Novos produtos (alguns com promessas milagrosas), em tese da propaganda, podem aliviar a ansiedade que sentimos frente aos nossos hábitos alimentares.

Na mesa de jantar ou no corredor de um supermercado, não é difícil nos defrontarmos, mesmo sem perceber e atentar para a denominação, com o dilema do onívoro: produto orgânico ou convencional? Peixe do mar ou criado em tanques? Alimento com ou sem gordura trans? Gado criado em confinamento ou sob pastagem? Devo virar vegetariano?  E se virar vegetariano, um do tipo moderado ou um vegano radical? Açúcar ou adoçante? É seguro comer um alimento que contém produto transgênico? Gordura vegetal ou banha de porco? Que significa “saudável para o coração”?  Que é TBHQ ou goma xantana? Afinal, para onde vão me levar todos esses questionamentos?

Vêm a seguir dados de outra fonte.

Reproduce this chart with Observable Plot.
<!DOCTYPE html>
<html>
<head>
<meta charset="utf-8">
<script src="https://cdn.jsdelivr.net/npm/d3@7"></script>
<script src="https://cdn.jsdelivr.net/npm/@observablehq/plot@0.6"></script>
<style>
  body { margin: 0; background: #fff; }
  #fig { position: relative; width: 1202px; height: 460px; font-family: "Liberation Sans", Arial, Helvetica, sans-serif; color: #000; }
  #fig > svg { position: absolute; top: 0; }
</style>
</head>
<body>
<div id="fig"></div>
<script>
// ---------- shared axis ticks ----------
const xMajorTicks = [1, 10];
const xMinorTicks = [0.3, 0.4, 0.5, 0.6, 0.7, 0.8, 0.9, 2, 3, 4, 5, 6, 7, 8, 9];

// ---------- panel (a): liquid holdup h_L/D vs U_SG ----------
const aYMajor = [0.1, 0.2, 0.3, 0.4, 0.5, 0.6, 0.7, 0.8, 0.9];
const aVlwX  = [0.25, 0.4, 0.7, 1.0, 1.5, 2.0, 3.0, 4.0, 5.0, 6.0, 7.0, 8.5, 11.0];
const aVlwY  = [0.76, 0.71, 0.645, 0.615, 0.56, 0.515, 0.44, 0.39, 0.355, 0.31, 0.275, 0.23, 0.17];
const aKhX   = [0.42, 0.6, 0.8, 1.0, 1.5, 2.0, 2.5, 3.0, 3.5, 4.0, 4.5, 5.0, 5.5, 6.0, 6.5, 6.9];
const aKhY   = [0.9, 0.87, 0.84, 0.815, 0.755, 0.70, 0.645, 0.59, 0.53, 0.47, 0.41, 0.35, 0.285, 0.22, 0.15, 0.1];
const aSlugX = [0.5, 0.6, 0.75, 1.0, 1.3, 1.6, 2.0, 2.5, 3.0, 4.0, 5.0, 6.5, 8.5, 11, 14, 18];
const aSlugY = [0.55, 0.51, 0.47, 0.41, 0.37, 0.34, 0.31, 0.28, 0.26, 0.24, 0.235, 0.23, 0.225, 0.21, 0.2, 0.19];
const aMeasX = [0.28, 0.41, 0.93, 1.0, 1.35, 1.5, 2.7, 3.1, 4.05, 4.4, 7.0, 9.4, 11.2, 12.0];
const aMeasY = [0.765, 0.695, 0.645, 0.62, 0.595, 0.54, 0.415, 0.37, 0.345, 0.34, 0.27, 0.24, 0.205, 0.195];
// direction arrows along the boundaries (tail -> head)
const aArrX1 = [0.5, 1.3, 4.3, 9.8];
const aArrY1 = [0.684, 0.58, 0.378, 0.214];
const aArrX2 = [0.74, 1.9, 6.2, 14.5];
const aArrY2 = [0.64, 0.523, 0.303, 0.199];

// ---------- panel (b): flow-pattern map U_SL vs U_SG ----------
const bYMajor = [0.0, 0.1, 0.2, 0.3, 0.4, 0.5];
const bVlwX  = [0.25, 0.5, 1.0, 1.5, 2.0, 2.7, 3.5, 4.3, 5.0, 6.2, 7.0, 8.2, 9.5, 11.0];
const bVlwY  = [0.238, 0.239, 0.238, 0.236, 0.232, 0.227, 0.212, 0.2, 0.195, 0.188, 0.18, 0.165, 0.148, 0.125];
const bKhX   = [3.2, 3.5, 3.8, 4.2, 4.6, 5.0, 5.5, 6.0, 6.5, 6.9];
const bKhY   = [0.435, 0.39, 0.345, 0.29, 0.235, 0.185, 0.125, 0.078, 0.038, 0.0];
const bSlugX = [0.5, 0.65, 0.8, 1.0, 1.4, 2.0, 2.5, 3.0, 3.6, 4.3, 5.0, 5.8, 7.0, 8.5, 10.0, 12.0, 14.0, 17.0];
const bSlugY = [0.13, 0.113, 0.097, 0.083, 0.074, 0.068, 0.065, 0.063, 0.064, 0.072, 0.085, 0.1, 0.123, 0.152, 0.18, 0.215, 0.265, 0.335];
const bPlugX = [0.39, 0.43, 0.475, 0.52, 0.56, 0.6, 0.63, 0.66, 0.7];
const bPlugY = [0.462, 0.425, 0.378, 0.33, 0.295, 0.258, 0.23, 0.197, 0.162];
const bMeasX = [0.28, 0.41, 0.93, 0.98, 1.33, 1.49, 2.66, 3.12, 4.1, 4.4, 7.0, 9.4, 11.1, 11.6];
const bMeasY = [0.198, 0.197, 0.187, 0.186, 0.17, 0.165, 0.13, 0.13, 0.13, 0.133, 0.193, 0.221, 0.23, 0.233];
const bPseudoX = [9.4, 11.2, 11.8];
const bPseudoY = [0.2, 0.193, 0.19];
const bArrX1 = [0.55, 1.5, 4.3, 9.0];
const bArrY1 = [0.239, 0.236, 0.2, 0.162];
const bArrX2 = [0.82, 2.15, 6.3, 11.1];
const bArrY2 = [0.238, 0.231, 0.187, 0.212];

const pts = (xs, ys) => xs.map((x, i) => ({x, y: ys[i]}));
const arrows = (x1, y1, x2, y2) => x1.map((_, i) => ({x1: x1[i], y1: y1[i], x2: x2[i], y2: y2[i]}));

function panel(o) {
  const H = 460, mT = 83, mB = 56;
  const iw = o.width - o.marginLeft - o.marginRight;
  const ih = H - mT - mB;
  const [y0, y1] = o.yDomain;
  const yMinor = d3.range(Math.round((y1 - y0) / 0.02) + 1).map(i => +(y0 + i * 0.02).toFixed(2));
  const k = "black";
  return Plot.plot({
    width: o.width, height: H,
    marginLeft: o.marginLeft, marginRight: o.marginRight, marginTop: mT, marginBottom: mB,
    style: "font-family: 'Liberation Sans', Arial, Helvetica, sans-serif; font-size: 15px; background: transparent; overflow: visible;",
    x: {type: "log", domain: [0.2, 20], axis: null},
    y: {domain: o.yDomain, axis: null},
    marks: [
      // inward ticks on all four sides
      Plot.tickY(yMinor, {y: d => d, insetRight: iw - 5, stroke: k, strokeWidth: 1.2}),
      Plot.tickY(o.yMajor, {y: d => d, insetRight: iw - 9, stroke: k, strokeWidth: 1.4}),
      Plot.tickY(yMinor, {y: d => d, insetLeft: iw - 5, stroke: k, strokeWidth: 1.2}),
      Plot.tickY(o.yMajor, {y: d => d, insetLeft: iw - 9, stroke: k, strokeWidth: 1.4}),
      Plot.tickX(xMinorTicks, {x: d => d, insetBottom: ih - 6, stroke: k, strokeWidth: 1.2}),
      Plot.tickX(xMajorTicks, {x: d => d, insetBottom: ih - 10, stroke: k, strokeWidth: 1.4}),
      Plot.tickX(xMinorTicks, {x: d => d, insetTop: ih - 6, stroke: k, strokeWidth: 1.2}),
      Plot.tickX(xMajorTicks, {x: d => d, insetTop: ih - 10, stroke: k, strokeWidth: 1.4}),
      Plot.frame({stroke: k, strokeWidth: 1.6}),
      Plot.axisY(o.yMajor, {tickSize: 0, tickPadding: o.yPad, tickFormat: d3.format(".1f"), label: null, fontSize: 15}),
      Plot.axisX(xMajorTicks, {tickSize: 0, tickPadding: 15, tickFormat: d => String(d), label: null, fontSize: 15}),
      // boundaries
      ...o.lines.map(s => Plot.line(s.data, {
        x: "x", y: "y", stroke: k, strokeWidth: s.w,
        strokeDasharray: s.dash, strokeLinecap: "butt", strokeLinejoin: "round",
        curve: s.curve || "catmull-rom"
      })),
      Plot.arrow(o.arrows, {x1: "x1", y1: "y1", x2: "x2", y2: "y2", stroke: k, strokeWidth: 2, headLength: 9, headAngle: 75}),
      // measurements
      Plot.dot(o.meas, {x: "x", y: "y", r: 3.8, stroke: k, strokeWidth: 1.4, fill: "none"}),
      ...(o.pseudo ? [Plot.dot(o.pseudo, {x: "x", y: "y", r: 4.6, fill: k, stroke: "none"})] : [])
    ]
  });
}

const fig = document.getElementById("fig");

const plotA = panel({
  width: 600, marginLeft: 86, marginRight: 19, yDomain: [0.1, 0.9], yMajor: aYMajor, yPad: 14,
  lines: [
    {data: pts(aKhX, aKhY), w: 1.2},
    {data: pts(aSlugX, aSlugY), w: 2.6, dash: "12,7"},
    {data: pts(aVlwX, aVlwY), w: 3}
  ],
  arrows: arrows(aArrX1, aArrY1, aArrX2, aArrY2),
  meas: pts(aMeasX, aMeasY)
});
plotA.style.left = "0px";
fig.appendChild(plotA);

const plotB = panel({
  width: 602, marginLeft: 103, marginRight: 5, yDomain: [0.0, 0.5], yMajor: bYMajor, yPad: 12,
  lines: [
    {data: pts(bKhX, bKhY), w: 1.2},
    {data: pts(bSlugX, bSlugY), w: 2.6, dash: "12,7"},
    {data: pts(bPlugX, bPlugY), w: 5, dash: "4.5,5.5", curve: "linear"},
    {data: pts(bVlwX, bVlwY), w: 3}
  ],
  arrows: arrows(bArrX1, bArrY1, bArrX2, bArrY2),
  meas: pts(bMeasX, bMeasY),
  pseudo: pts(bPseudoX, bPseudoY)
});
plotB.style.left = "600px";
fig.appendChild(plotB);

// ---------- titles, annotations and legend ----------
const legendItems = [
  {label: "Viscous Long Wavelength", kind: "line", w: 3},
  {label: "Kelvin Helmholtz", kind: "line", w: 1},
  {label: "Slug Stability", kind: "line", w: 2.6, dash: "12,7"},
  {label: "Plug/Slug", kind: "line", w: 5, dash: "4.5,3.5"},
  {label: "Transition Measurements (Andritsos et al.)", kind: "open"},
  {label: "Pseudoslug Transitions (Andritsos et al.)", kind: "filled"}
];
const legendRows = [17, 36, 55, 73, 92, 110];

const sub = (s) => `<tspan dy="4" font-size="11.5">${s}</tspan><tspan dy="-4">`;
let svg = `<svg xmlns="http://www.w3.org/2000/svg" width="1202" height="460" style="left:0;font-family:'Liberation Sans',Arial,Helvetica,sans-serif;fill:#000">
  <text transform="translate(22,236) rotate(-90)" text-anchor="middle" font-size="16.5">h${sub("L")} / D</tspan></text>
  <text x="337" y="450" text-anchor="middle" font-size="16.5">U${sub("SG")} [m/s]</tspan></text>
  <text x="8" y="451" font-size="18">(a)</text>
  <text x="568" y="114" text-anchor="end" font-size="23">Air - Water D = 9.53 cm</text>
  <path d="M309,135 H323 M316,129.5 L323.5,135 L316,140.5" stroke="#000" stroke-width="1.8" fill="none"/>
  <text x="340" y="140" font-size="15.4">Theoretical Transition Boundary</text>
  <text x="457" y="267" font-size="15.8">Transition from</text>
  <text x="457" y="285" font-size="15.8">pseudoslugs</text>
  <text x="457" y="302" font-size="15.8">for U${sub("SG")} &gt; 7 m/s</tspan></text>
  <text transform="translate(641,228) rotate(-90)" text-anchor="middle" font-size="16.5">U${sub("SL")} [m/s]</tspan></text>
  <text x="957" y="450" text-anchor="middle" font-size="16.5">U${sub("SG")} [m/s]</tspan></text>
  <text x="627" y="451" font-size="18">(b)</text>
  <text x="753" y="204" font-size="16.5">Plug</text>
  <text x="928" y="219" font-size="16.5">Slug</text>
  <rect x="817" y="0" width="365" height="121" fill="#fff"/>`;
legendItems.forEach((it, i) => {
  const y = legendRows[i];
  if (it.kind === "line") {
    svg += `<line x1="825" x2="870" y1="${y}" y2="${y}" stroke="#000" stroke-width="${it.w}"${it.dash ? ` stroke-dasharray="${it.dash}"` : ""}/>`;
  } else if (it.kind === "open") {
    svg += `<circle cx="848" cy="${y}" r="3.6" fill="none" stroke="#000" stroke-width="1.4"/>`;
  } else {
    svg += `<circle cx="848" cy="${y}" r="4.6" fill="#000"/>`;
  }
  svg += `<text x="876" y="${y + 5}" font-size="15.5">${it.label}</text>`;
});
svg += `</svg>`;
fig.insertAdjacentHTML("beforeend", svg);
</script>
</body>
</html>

Possivelmente, a melhor maneira de enfrentarmos o dilema do onívoro desse começo de século XXI é o entendimento das cadeias alimentares que nos sustentam, desde o início do processo de produção do alimento, passando pelas fases de processamento industrial, armazenamento e comercialização até chegar à mesa na forma de comida.

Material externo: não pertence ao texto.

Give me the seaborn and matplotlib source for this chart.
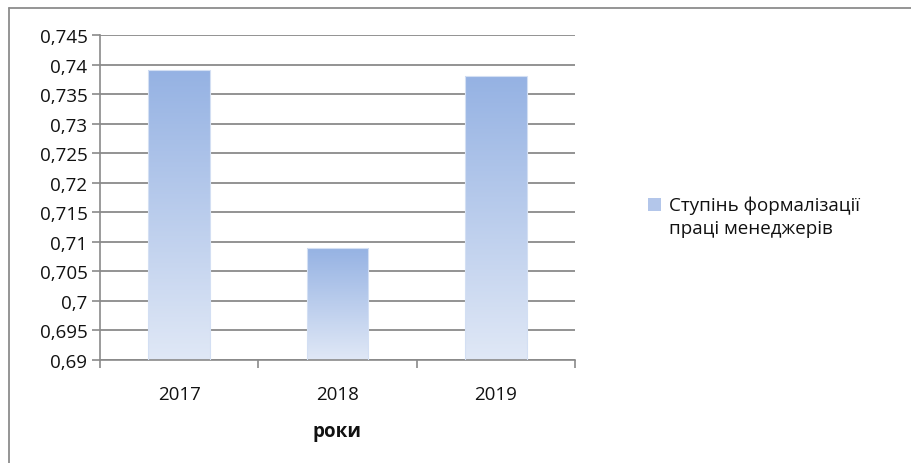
import matplotlib
matplotlib.use("Agg")
import matplotlib.pyplot as plt
import numpy as np
import pandas as pd
import seaborn as sns
from matplotlib.colors import LinearSegmentedColormap
from matplotlib.legend_handler import HandlerPatch
from matplotlib.lines import Line2D
from matplotlib.patches import Rectangle
from matplotlib.ticker import FuncFormatter, MultipleLocator

years = ["2017", "2018", "2019"]
values = [0.739, 0.709, 0.738]
series_name = "Ступінь формалізації\nпраці менеджерів"
x_title = "роки"

TOP_BLUE = "#95b2e3"
LOW_BLUE = "#e0e8f6"
GRID = "#8a8a8a"


class FirstLineHandler(HandlerPatch):
    # Excel puts the legend key next to the first line of a wrapped label
    def __init__(self, shift, **kw):
        super().__init__(**kw)
        self.shift = shift

    def create_artists(self, legend, orig_handle, xdescent, ydescent, width, height, fontsize, trans):
        p = Rectangle((-xdescent, -ydescent + self.shift), width, height,
                      facecolor="#b3c6ea", edgecolor="none", transform=trans)
        return [p]


sns.set_theme(style="white")
plt.rcParams["font.family"] = ["Open Sans", "DejaVu Sans"]

df = pd.DataFrame({"year": years, "value": values})

fig = plt.figure(figsize=(9.12, 4.64), dpi=100)
ax = fig.add_axes([0.1096, 0.222, 0.5209, 0.7004])

sns.barplot(data=df, x="year", y="value", color=TOP_BLUE, width=0.39, ax=ax)

ax.set_ylim(0.69, 0.745)
ax.set_xlim(-0.5, 2.5)

# vertical gradient inside each bar
cmap = LinearSegmentedColormap.from_list("xl", [LOW_BLUE, TOP_BLUE])
grad = np.linspace(0, 1, 256).reshape(-1, 1)
for bar in list(ax.patches):
    x0, y0 = bar.get_x(), 0.69
    x1, y1 = x0 + bar.get_width(), bar.get_height()
    bar.set_facecolor("none")
    bar.set_edgecolor("#d3dff3")
    bar.set_linewidth(0.8)
    im = ax.imshow(grad, cmap=cmap, origin="lower", aspect="auto",
                   extent=[x0, x1, y0, y1], zorder=2, interpolation="bicubic")
    im.set_clip_path(bar)
    bar.set_zorder(3)
ax.set_xlim(-0.5, 2.5)
ax.set_ylim(0.69, 0.745)

ax.yaxis.set_major_locator(MultipleLocator(0.005))
ax.yaxis.set_major_formatter(FuncFormatter(lambda v, _: f"{v:.3f}".rstrip("0").rstrip(".").replace(".", ",")))
ax.grid(axis="y", color=GRID, linewidth=1.3)
ax.set_axisbelow(True)

for side in ["top", "right"]:
    ax.spines[side].set_visible(False)
for side in ["left", "bottom"]:
    ax.spines[side].set_color(GRID)
    ax.spines[side].set_linewidth(1.2)

fs = 13.5
ax.set_xticks([-0.5, 0.5, 1.5, 2.5], minor=True)
ax.tick_params(axis="x", which="major", length=0, pad=18, labelsize=fs, labelcolor="#111")
ax.tick_params(axis="x", which="minor", length=6, width=1.2, color=GRID, direction="out", bottom=True)
ax.tick_params(axis="y", length=6, width=1.2, color=GRID, direction="out", left=True,
               labelsize=fs, labelcolor="#111", pad=3)

ax.set_xlabel(x_title, fontsize=fs, fontweight="bold", labelpad=13, color="#111")
ax.set_ylabel("")

leg = ax.legend(handles=[Rectangle((0, 0), 1, 1)], labels=[series_name],
                handler_map={Rectangle: FirstLineHandler(shift=9.0)},
                loc="upper left", bbox_to_anchor=(648 / 912, 1 - 197 / 464),
                bbox_transform=fig.transFigure, frameon=False, fontsize=fs,
                handlelength=0.7, handleheight=0.7, handletextpad=0.4,
                borderaxespad=0, borderpad=0)
for t in leg.get_texts():
    t.set_linespacing(1.3)
    t.set_color("#111")

# chart area border (only top and left edges are visible in the crop)
fig.add_artist(Line2D([9 / 912, 1], [1 - 9 / 464] * 2, color="#8c8c8c", lw=1.3, transform=fig.transFigure))
fig.add_artist(Line2D([9 / 912] * 2, [0, 1 - 9 / 464], color="#8c8c8c", lw=1.3, transform=fig.transFigure))

fig.savefig("out.png", dpi=100)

Compreender o nosso lugar nessa cadeia alimentar e ter consciência que a nossa condição de onívoro moldou a postura que temos em relação ao mundo natural, particularmente frente às espécies que nos servem de comida.

As adaptações que o homem sofreu ao longo da evolução das espécies serviram para que conseguíssemos derrotar as defesas de outras criaturas e pudéssemos comê-las (inclua-se a capacidade de caça, a invenção da agricultura e o ato de cozinhar utilizando fogo, que permitiu tornar os alimentos mais palatáveis, digeríveis e eliminar toxinas).

Há filósofos que atribuem ao apetite humano a responsabilidade tanto pela nossa selvageria quanto pela nossa civilidade. Uma criatura para quem era possível comer qualquer coisa (inclusive outros seres humanos, que o diga o bispo Sardinha, deglutido pelos Caetés em 1556) necessita especialmente de regras éticas, costumes e rituais no que tange aos alimentos e à alimentação.

Comer talvez seja algo que nos define (o quê e como comemos). Por isso é muito mais que um mero “ato agrícola”. É, ao mesmo tempo, também um ato ecológico e um ato político. Não é outra a razão, que leva muitas pessoas a comerem como autômatos na extremidade da cadeia alimentar industrial: pensar no assunto pode estragar o apetite.